Watchdog reveals dealers' scam that is putting dangerous cars on our roads.
Used-car dealers are putting new parts into overseas vehicles to bring them into New Zealand - then putting the worn-out parts back in before sale, an industry watchdog says.
The Auckland Motor Vehicle Disputes Tribunal has urged the Government to close the dangerous loophole after dealing with three examples in one year.
It says the cases - including worn brake pads being illegally put into imported cars - could be the "tip of the iceberg".
Auckland adjudicator Christopher Cornwell says in his annual report that the tribunal has no way of knowing how widespread the practice is, but notes, "it is clearly profitable for a trader importing a number of the same type of vehicles".
The NZ Transport Agency is investigating the practice.
But the accused traders and the Imported Motor Vehicle Industry Association say swapping parts makes little financial sense.
Automobile Association policy analyst Mark Stockdale agreed but said that even if isolated, the practice endangered motorists.
"Few motorists would expect those parts to wear out within a month or two ... it's a very dangerous trend, which we hope is isolated."
This year about 75,000 used vehicles will be imported.
Each must have a safety check, and often worn or damaged parts will have to be replaced before the car is rechecked and allowed to be sold.
Mr Cornwell's report detailed three cases in which the tribunal believed that after the recheck, the old parts had been put back into vehicles.
Both traders involved in the three cases have denied the accusation.
In one case, Palmerston North woman Jennifer Millan bought a BMW for $10,800 from a trader which imports European vehicles.
The trader had been made to replace the front and rear brake pads and rotors on the vehicle.

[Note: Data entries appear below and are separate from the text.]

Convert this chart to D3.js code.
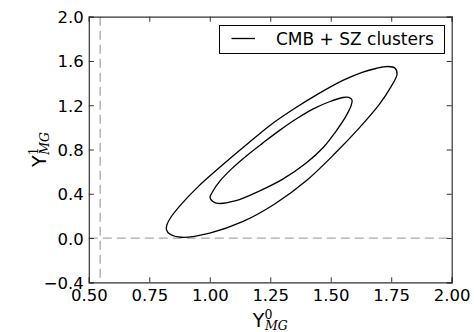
<!DOCTYPE html>
<html>
<head>
<meta charset="utf-8">
<script src="https://cdn.jsdelivr.net/npm/d3@7"></script>
<style>
  body { margin: 0; background: #fff; }
  text { font-family: "DejaVu Sans", sans-serif; fill: #000; }
</style>
</head>
<body>
<div id="chart"></div>
<script>
// axis ticks
var xTicks = [0.50, 0.75, 1.00, 1.25, 1.50, 1.75, 2.00];
var xTickLabels = ["0.50", "0.75", "1.00", "1.25", "1.50", "1.75", "2.00"];
var yTicks = [-0.4, 0.0, 0.4, 0.8, 1.2, 1.6, 2.0];
var yTickLabels = ["\u22120.4", "0.0", "0.4", "0.8", "1.2", "1.6", "2.0"];

// reference lines
var xRef = 0.547;
var yRef = 0.0;

// contours: [Y0, Y1]
var outerContour = [
  [0.821, 0.075], [0.836, 0.034], [0.884, 0.007], [1.000, 0.045], [1.138, 0.150],
  [1.270, 0.310], [1.400, 0.520], [1.520, 0.770], [1.620, 1.000], [1.700, 1.205],
  [1.750, 1.370], [1.774, 1.480], [1.766, 1.535], [1.736, 1.550],
  [1.687, 1.532], [1.633, 1.500], [1.550, 1.425], [1.450, 1.305], [1.350, 1.170],
  [1.250, 1.020], [1.150, 0.840], [1.050, 0.655], [0.950, 0.460], [0.880, 0.300],
  [0.840, 0.190], [0.823, 0.120]
];
var innerContour = [
  [1.001, 0.367], [1.013, 0.331], [1.034, 0.313], [1.104, 0.335], [1.200, 0.420],
  [1.300, 0.530], [1.400, 0.680], [1.470, 0.820], [1.520, 0.960], [1.560, 1.090],
  [1.584, 1.195], [1.588, 1.248], [1.575, 1.270], [1.550, 1.270], [1.500, 1.236],
  [1.430, 1.170], [1.360, 1.080], [1.290, 0.975], [1.220, 0.860], [1.150, 0.740],
  [1.090, 0.625], [1.040, 0.510], [1.012, 0.420]
];
var legendLabel = "CMB + SZ clusters";

var W = 474, H = 332;
var margin = { top: 16.7, right: 22.3, bottom: 49.7, left: 88.8 },
  width = W - margin.left - margin.right,
  height = H - margin.top - margin.bottom;

var svg = d3.select("#chart")
  .append("svg")
  .attr("width", W)
  .attr("height", H);

var g = svg.append("g")
  .attr("transform", "translate(" + margin.left + "," + margin.top + ")");

var x = d3.scaleLinear().domain([0.5, 2.0]).range([0, width]);
var y = d3.scaleLinear().domain([-0.4, 2.0]).range([height, 0]);

// dashed reference lines
g.append("line")
  .attr("x1", x(xRef)).attr("x2", x(xRef))
  .attr("y1", 0).attr("y2", height)
  .attr("stroke", "#a8a8a8").attr("stroke-width", 1.3)
  .attr("stroke-dasharray", "9,5");
g.append("line")
  .attr("x1", 0).attr("x2", width)
  .attr("y1", y(yRef)).attr("y2", y(yRef))
  .attr("stroke", "#a8a8a8").attr("stroke-width", 1.3)
  .attr("stroke-dasharray", "9,5");

// contours
var line = d3.line()
  .x(function (d) { return x(d[0]); })
  .y(function (d) { return y(d[1]); })
  .curve(d3.curveCatmullRomClosed.alpha(0.5));

[outerContour, innerContour].forEach(function (c) {
  g.append("path")
    .attr("d", line(c))
    .attr("fill", "none")
    .attr("stroke", "#000")
    .attr("stroke-width", 1.3);
});

// axes: inward ticks on all sides
var fs = 16.5;
var axBottom = g.append("g")
  .attr("transform", "translate(0," + height + ")")
  .call(d3.axisBottom(x).tickValues(xTicks)
    .tickFormat(function (d, i) { return xTickLabels[i]; })
    .tickSize(-5).tickPadding(10));
var axLeft = g.append("g")
  .call(d3.axisLeft(y).tickValues(yTicks)
    .tickFormat(function (d, i) { return yTickLabels[i]; })
    .tickSize(-5).tickPadding(10));
var axTop = g.append("g")
  .call(d3.axisTop(x).tickValues(xTicks).tickFormat("").tickSize(-5));
var axRight = g.append("g")
  .attr("transform", "translate(" + width + ",0)")
  .call(d3.axisRight(y).tickValues(yTicks).tickFormat("").tickSize(-5));

[axBottom, axLeft, axTop, axRight].forEach(function (a) {
  a.select(".domain").attr("stroke", "#333").attr("stroke-width", 1.2);
  a.selectAll(".tick line").attr("stroke", "#333").attr("stroke-width", 1);
  a.selectAll("text")
    .style("font-family", "DejaVu Sans")
    .style("font-size", fs + "px")
    .attr("fill", "#000");
});
axBottom.selectAll("text").attr("dy", null).attr("y", 18.5);
axLeft.selectAll("text").attr("dy", null).attr("y", 6).attr("x", -5);

// axis labels
var xl = svg.append("text")
  .attr("x", margin.left + width / 2)
  .attr("y", 326.5)
  .attr("text-anchor", "middle");
xl.append("tspan").style("font-size", "19px").text("\u03A5");
xl.append("tspan").style("font-size", "12.5px").style("font-family", "DejaVu Serif")
  .attr("dy", -8).text("0");
xl.append("tspan").style("font-size", "12.5px").style("font-family", "DejaVu Serif")
  .style("font-style", "italic").attr("dx", -7.5).attr("dy", 11).text("MG");

var yl = svg.append("text")
  .attr("transform", "translate(46," + (margin.top + height / 2) + ") rotate(-90)")
  .attr("text-anchor", "middle");
yl.append("tspan").style("font-size", "19px").text("\u03A5");
yl.append("tspan").style("font-size", "12.5px").style("font-family", "DejaVu Serif")
  .attr("dy", -8).text("1");
yl.append("tspan").style("font-size", "12.5px").style("font-family", "DejaVu Serif")
  .style("font-style", "italic").attr("dx", -7.5).attr("dy", 11).text("MG");

// legend
var lg = svg.append("g");
lg.append("rect")
  .attr("x", 219.5).attr("y", 25.5).attr("width", 225).attr("height", 28)
  .attr("fill", "#fff").attr("stroke", "#000").attr("stroke-width", 1);
lg.append("line")
  .attr("x1", 231.5).attr("x2", 255).attr("y1", 38.5).attr("y2", 38.5)
  .attr("stroke", "#000").attr("stroke-width", 1.3);
lg.append("text")
  .attr("x", 276).attr("y", 44.5)
  .style("font-size", "17px")
  .text(legendLabel);
</script>
</body>
</html>
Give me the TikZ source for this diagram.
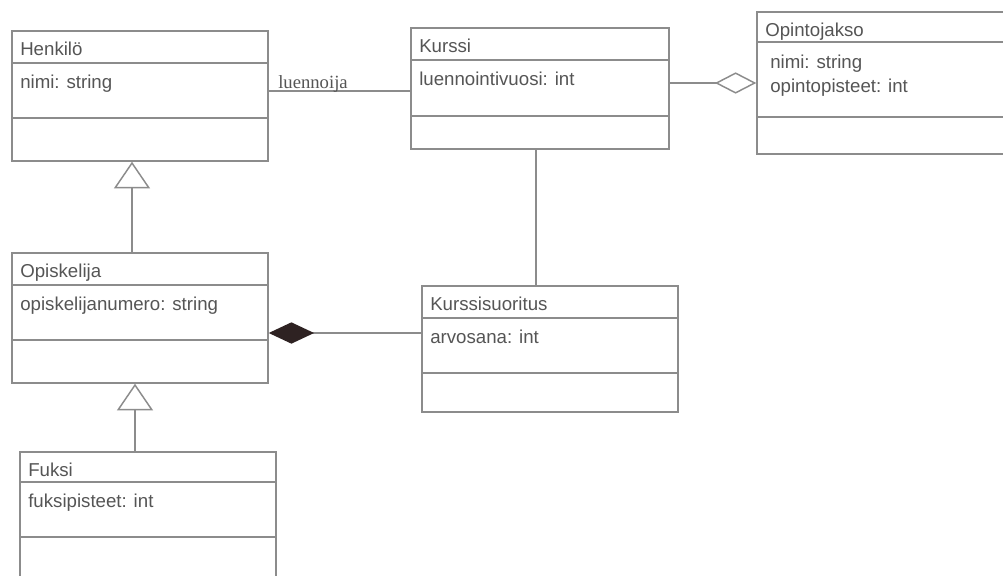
\documentclass[tikz,border=0pt]{standalone}
\usepackage{fontspec}
\setmainfont{Liberation Sans}
\newfontfamily\rolefont{Liberation Serif}
\usetikzlibrary{arrows.meta, fit}
\definecolor{uline}{HTML}{8C8C8C}
\definecolor{utext}{HTML}{555555}
\definecolor{ufill}{HTML}{2E2222}
\tikzset{
  font=\fontsize{14}{18}\selectfont,
  cls/.style={draw=uline, line width=1.1pt, inner sep=0pt},
  sep/.style={draw=uline, line width=1.1pt},
  clsname/.style={anchor=base west, inner sep=0pt, text=utext},
  clsattr/.style={anchor=base west, inner sep=0pt, text=utext},
  assoc/.style={draw=uline, line width=1.1pt},
  inherit/.style={assoc, -{Triangle[open, length=20pt, width=27pt]}},
  aggr/.style={assoc, -{Diamond[open, length=31pt, width=16pt]}},
  compo/.style={assoc, -{Diamond[color=ufill, length=34pt, width=16pt]}},
  rolelab/.style={anchor=base west, inner sep=0pt, text=utext,
    font=\rolefont\fontsize{14}{18}\selectfont}
}
\begin{document}
\begin{tikzpicture}[x=0.75pt, y=-0.75pt]
  \path[fill=white, use as bounding box] (0,0) rectangle (1003,575);

  \node[cls, fit={(12,31) (268,161)}] (henkilo) {};
  \draw[sep] (henkilo.west |- 0,63) -- (henkilo.east |- 0,63);
  \draw[sep] (henkilo.west |- 0,118) -- (henkilo.east |- 0,118);
  \node[clsname] (henkilo-n) at (20,55) {Henkilö};
  \node[clsattr] (henkilo-a) at (20,88) {nimi: string};

  \node[cls, fit={(411,28) (669,149)}] (kurssi) {};
  \draw[sep] (kurssi.west |- 0,60) -- (kurssi.east |- 0,60);
  \draw[sep] (kurssi.west |- 0,116) -- (kurssi.east |- 0,116);
  \node[clsname] (kurssi-n) at (419,52) {Kurssi};
  \node[clsattr] (kurssi-a) at (419,85) {luennointivuosi: int};

  \node[cls, fit={(757,12) (1012,154)}] (opintojakso) {};
  \draw[sep] (opintojakso.west |- 0,42) -- (opintojakso.east |- 0,42);
  \draw[sep] (opintojakso.west |- 0,117) -- (opintojakso.east |- 0,117);
  \node[clsname] (opintojakso-n) at (765,36) {Opintojakso};
  \node[clsattr] (opintojakso-a1) at (770,68) {nimi: string};
  \node[clsattr] (opintojakso-a2) at (770,92) {opintopisteet: int};

  \node[cls, fit={(12,253) (268,383)}] (opiskelija) {};
  \draw[sep] (opiskelija.west |- 0,285) -- (opiskelija.east |- 0,285);
  \draw[sep] (opiskelija.west |- 0,340) -- (opiskelija.east |- 0,340);
  \node[clsname] (opiskelija-n) at (20,277) {Opiskelija};
  \node[clsattr] (opiskelija-a) at (20,310) {opiskelijanumero: string};

  \node[cls, fit={(422,286) (678,412)}] (suoritus) {};
  \draw[sep] (suoritus.west |- 0,318) -- (suoritus.east |- 0,318);
  \draw[sep] (suoritus.west |- 0,373) -- (suoritus.east |- 0,373);
  \node[clsname] (suoritus-n) at (430,310) {Kurssisuoritus};
  \node[clsattr] (suoritus-a) at (430,343) {arvosana: int};

  \node[cls, fit={(20,452) (276,592)}] (fuksi) {};
  \draw[sep] (fuksi.west |- 0,482) -- (fuksi.east |- 0,482);
  \draw[sep] (fuksi.west |- 0,537) -- (fuksi.east |- 0,537);
  \node[clsname] (fuksi-n) at (28,476) {Fuksi};
  \node[clsattr] (fuksi-a) at (28,507) {fuksipisteet: int};

  \draw[assoc] (henkilo.east |- 0,91) -- (kurssi.west |- 0,91);
  \node[rolelab] (luennoija) at (278,88) {luennoija};
  \draw[aggr] (kurssi.east |- 0,83) -- (opintojakso.west |- 0,83);
  \draw[assoc] (kurssi.south -| 536,0) -- (suoritus.north -| 536,0);
  \draw[compo] (suoritus.west |- 0,333) -- (opiskelija.east |- 0,333);
  \draw[inherit] (opiskelija.north -| 132,0) -- (henkilo.south -| 132,0);
  \draw[inherit] (fuksi.north -| 135,0) -- (opiskelija.south -| 135,0);
\end{tikzpicture}
\end{document}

But within four months and 2140km of use Ms Millan was told her front brake pads were worn out.
A tribunal assessor found photographs clearly showed the front brake pads had been used for much more than the distance driven by Ms Millan, and noted extensive rust on the rotors.
In another case, a trader sold a Mazda after receiving approval when headlight adjusters were fixed.
But when the purchaser found the lights fixed on high-beam she was told by a mechanic that the headlight adjusters were damaged.
The same trader sold another Mazda to Ronald Chandra for $13,000, after replacing the rear brake pads and rotors during compliance.
Five months later an angry Mr Chandra was told his brake pads were worn out and the left hand rotor damaged. "Not only was I endangering my life, but the people travelling with me and other motorists."
But the trader told the Herald the tribunal's accusations were "Disneyland stuff".
He said new rear brake pads cost him only $22 and in the other case the headlights were thrown out of alignment by work done after the sale. "The problem is you've only got to drive 5km with the handbrake on, and you've got an issue with brakepads."
In Ms Millan's case, the trader said for the sake of about $200 he couldn't justify the labour involved nor risk the company's reputation.
He had tracked down the invoice for the parts, and there were records for the thousands of other brake pads and rotors he had bought. The trader had not seen the photographs referred to by the tribunal, but said it had previously erroneously ruled without seeing physical evidence.
The Auckland Motor Vehicle Disputes Tribunal has recommended that invoices be supplied at compliance testing, and that old parts be handed over to be destroyed.